_Instruction_:
Could the lines from the start of the data through the line with "const INK = '#141414';" be set down exactly, with no pictures among them?

_Source excerpt_:
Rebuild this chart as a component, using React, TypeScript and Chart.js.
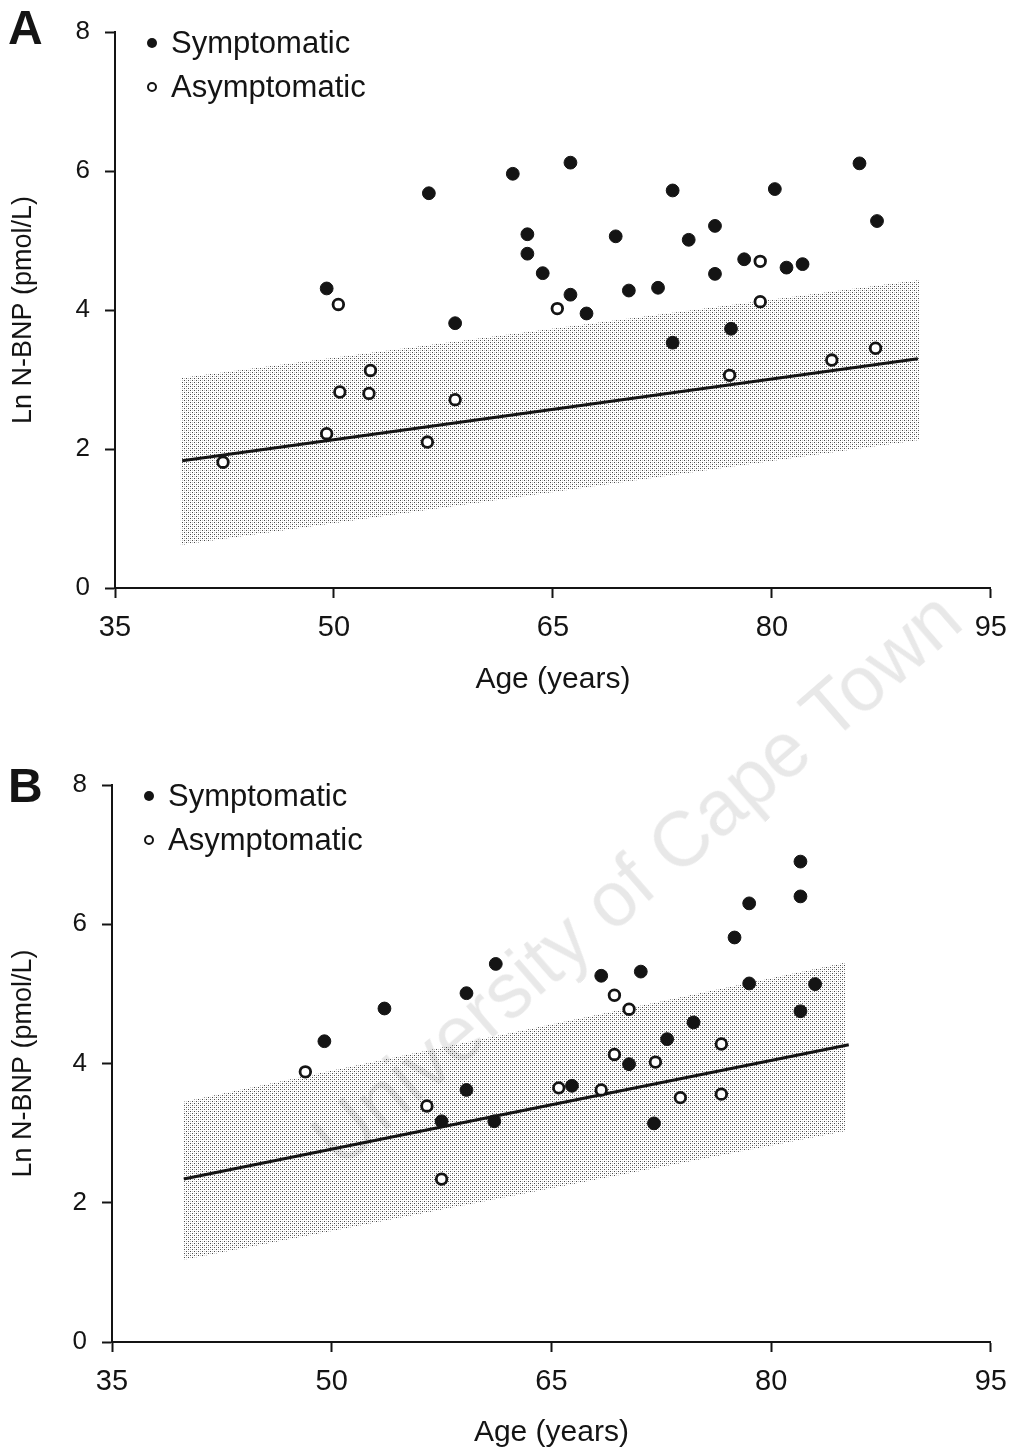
import React, { useEffect, useRef } from 'react';
import { Chart, registerables } from 'chart.js';

Chart.register(...registerables);

const FONT = '"Liberation Sans", Arial, Helvetica, sans-serif';
const INK = '#141414';

// ---------- Panel A data ----------
const symptomaticAgesA = [49.5, 56.5, 58.3, 62.25, 63.25, 63.25, 64.3, 66.2, 66.2, 67.3, 69.3, 70.2, 72.2, 73.2, 73.2, 74.3, 76.1, 76.1, 77.2, 78.1, 80.2, 81.0, 82.1, 86.0, 87.2];
const symptomaticValuesA = [4.31, 5.68, 3.81, 5.96, 5.09, 4.81, 4.53, 6.12, 4.22, 3.95, 5.06, 4.28, 4.32, 5.72, 3.53, 5.01, 5.21, 4.52, 3.73, 4.73, 5.74, 4.61, 4.66, 6.11, 5.28];
const asymptomaticAgesA = [42.4, 49.5, 50.3, 50.4, 52.4, 52.5, 56.4, 58.3, 65.3, 77.1, 79.2, 79.2, 84.1, 87.1];
const asymptomaticValuesA = [1.81, 2.22, 4.08, 2.82, 2.80, 3.13, 2.10, 2.71, 4.02, 3.06, 4.12, 4.70, 3.28, 3.45];
const bandAgesA = [39.5, 90.1];
const bandUpperA = [3.02, 4.43];
const bandLowerA = [0.62, 2.13];
const fitAgesA = [39.6, 90.0];
const fitValuesA = [1.83, 3.30];

// ---------- Panel B data ----------
const symptomaticAgesB = [49.5, 53.6, 57.5, 59.2, 59.2, 61.1, 61.2, 66.4, 68.4, 70.3, 71.1, 72.0, 72.9, 74.7, 77.5, 78.5, 78.5, 82.0, 82.0, 82.0, 83.0];
const symptomaticValuesB = [4.32, 4.79, 3.17, 5.01, 3.62, 3.17, 5.43, 3.68, 5.26, 3.99, 5.32, 3.14, 4.35, 4.59, 5.81, 6.30, 5.15, 6.90, 6.40, 4.75, 5.14];
const asymptomaticAgesB = [48.2, 56.5, 57.5, 65.5, 68.4, 69.3, 69.3, 70.3, 72.1, 73.8, 76.6, 76.6];
const asymptomaticValuesB = [3.88, 3.39, 2.34, 3.65, 3.62, 4.98, 4.13, 4.78, 4.02, 3.51, 4.28, 3.56];
const bandAgesB = [39.9, 85.1];
const bandUpperB = [3.45, 5.45];
const bandLowerB = [1.18, 3.03];
const fitAgesB = [39.9, 85.3];
const fitValuesB = [2.34, 4.27];

// ---------- Axes / labels ----------
const xTicks = [35, 50, 65, 80, 95];
const yTicks = [0, 2, 4, 6, 8];
const legendLabels = ['Symptomatic', 'Asymptomatic'];
const xTitle = 'Age (years)';
const yTitle = 'Ln N-BNP (pmol/L)';
const watermarkText = 'University of Cape Town';

const pts = (xs: number[], ys: number[]) => xs.map((x, i) => ({ x, y: ys[i] }));

function makeStipple(): CanvasPattern | string {
  const c = document.createElement('canvas');
  c.width = 4;
  c.height = 4;
  const g = c.getContext('2d');
  if (!g) return '#dddddd';
  g.fillStyle = '#ffffff';
  g.fillRect(0, 0, 4, 4);
  g.fillStyle = '#4a4a4a';
  g.fillRect(0, 0, 1, 1);
  g.fillRect(2, 2, 1, 1);
  g.fillStyle = '#c4c4c4';
  g.fillRect(2, 0, 1, 1);
  g.fillRect(0, 2, 1, 1);
  const p = g.createPattern(c, 'repeat');
  return p || '#dddddd';
}

const insideLegend = {
  id: 'insideLegend',
  afterDatasetsDraw(chart: any) {
    const { ctx, chartArea } = chart;
    ctx.save();
    ctx.font = `31px ${FONT}`;
    ctx.textBaseline = 'middle';
    ctx.textAlign = 'left';
    legendLabels.forEach((label, i) => {
      const y = chartArea.top + 11 + i * 44;
      const cx = chartArea.left + 37;
      ctx.beginPath();
      if (i === 0) {
        ctx.arc(cx, y, 5, 0, Math.PI * 2);
        ctx.fillStyle = INK;
        ctx.fill();
      } else {
        ctx.arc(cx, y, 4, 0, Math.PI * 2);
        ctx.lineWidth = 2;
        ctx.strokeStyle = INK;
        ctx.stroke();
      }
      ctx.fillStyle = INK;
      ctx.fillText(label, chartArea.left + 56, y + 1);
    });
    ctx.restore();
  },
};

type PanelProps = {
  top: number;
  height: number;
  left: number;
  right: number;
  padBottom: number;
  xAxisHeight: number;
  sympAges: number[];
  sympVals: number[];
  asymAges: number[];
  asymVals: number[];
  bandAges: number[];
  bandUpper: number[];
  bandLower: number[];
  fitAges: number[];
  fitVals: number[];
};

function Panel(props: PanelProps) {
  const ref = useRef<HTMLCanvasElement | null>(null);
  useEffect(() => {
    if (!ref.current) return;
    const stipple = makeStipple();
    const chart = new Chart(ref.current, {
      type: 'scatter',
      data: {
        datasets: [
          {
            label: legendLabels[0],
            data: pts(props.sympAges, props.sympVals),
            pointRadius: 6.4,
            pointBackgroundColor: INK,
            pointBorderColor: INK,
            pointBorderWidth: 1,
          },
          {
            label: legendLabels[1],
            data: pts(props.asymAges, props.asymVals),
            pointRadius: 5.3,
            pointBackgroundColor: '#ffffff',
            pointBorderColor: INK,
            pointBorderWidth: 2.8,
          },
          {
            label: 'fit',
            data: pts(props.fitAges, props.fitVals),
            showLine: true,
            pointRadius: 0,
            borderColor: INK,
            borderWidth: 3,
            fill: false,
          },
          {
            label: 'upper',
            data: pts(props.bandAges, props.bandUpper),
            showLine: true,
            pointRadius: 0,
            borderWidth: 0,
            borderColor: 'rgba(0,0,0,0)',
            backgroundColor: stipple as any,
            fill: '+1',
          },
          {
            label: 'lower',
            data: pts(props.bandAges, props.bandLower),
            showLine: true,
            pointRadius: 0,
            borderWidth: 0,
            borderColor: 'rgba(0,0,0,0)',
            fill: false,
          },
        ] as any,
      },
      options: {
        animation: false,
        responsive: false,
        devicePixelRatio: 1,
        events: [],
        layout: { padding: { left: 0, top: 32, right: props.right, bottom: props.padBottom } },
        plugins: { legend: { display: false }, tooltip: { enabled: false } },
        scales: {
          x: {
            type: 'linear',
            min: 35,
            max: 95,
            afterBuildTicks: (s: any) => {
              s.ticks = xTicks.map((v) => ({ value: v }));
            },
            afterFit: (s: any) => {
              s.height = props.xAxisHeight;
            },
            border: { display: true, color: INK, width: 2 },
            grid: {
              display: true,
              drawOnChartArea: false,
              drawTicks: true,
              tickLength: 10,
              tickWidth: 2,
              tickColor: INK,
              color: INK,
            },
            ticks: { font: { family: FONT, size: 29 }, color: INK, padding: 13, maxRotation: 0, autoSkip: false },
            title: { display: true, text: xTitle, font: { family: FONT, size: 30 }, color: INK, padding: 0 },
          },
          y: {
            type: 'linear',
            min: 0,
            max: 8,
            afterBuildTicks: (s: any) => {
              s.ticks = yTicks.map((v) => ({ value: v }));
            },
            afterFit: (s: any) => {
              s.width = props.left;
            },
            border: { display: true, color: INK, width: 2 },
            grid: {
              display: true,
              drawOnChartArea: false,
              drawTicks: true,
              tickLength: 10,
              tickWidth: 2,
              tickColor: INK,
              color: INK,
            },
            ticks: { font: { family: FONT, size: 26 }, color: INK, padding: 15 },
            title: { display: true, text: yTitle, font: { family: FONT, size: 27 }, color: INK, padding: { top: 7, bottom: 0 } },
          },
        },
      } as any,
      plugins: [insideLegend],
    });
    return () => chart.destroy();
  }, []);
  return (
    <canvas
      ref={ref}
      width={1020}
      height={props.height}
      style={{ position: 'absolute', left: 0, top: props.top, width: 1020, height: props.height }}
    />
  );
}

const letterStyle: React.CSSProperties = {
  position: 'absolute',
  left: 8,
  fontFamily: FONT,
  fontWeight: 'bold',
  fontSize: 48,
  lineHeight: 1,
  color: INK,
};

export default function App() {
  return (
    <div
      style={{
        position: 'absolute',
        left: 0,
        top: 0,
        width: 1020,
        height: 1451,
        overflow: 'hidden',
        background: '#ffffff',
      }}
    >
      <Panel
        top={0}
        height={720}
        left={115}
        right={20}
        padBottom={22}
        xAxisHeight={110}
        sympAges={symptomaticAgesA}
        sympVals={symptomaticValuesA}
        asymAges={asymptomaticAgesA}
        asymVals={asymptomaticValuesA}
        bandAges={bandAgesA}
        bandUpper={bandUpperA}
        bandLower={bandLowerA}
        fitAges={fitAgesA}
        fitVals={fitValuesA}
      />
      <Panel
        top={753}
        height={698}
        left={112}
        right={21}
        padBottom={0}
        xAxisHeight={109}
        sympAges={symptomaticAgesB}
        sympVals={symptomaticValuesB}
        asymAges={asymptomaticAgesB}
        asymVals={asymptomaticValuesB}
        bandAges={bandAgesB}
        bandUpper={bandUpperB}
        bandLower={bandLowerB}
        fitAges={fitAgesB}
        fitVals={fitValuesB}
      />
      <div style={{ ...letterStyle, top: 4 }}>A</div>
      <div style={{ ...letterStyle, top: 762 }}>B</div>
      <div
        style={{
          position: 'absolute',
          left: 636,
          top: 878,
          transform: 'translate(-50%, -50%) rotate(-41deg)',
          fontFamily: FONT,
          fontSize: 77,
          lineHeight: 1,
          whiteSpace: 'nowrap',
          color: 'rgba(0,0,0,0.09)',
          pointerEvents: 'none',
        }}
      >
        {watermarkText}
      </div>
    </div>
  );
}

_Complete output_:
Rebuild this chart as a component, using React, TypeScript and Chart.js.
import React, { useEffect, useRef } from 'react';
import { Chart, registerables } from 'chart.js';

Chart.register(...registerables);

const FONT = '"Liberation Sans", Arial, Helvetica, sans-serif';
const INK = '#141414';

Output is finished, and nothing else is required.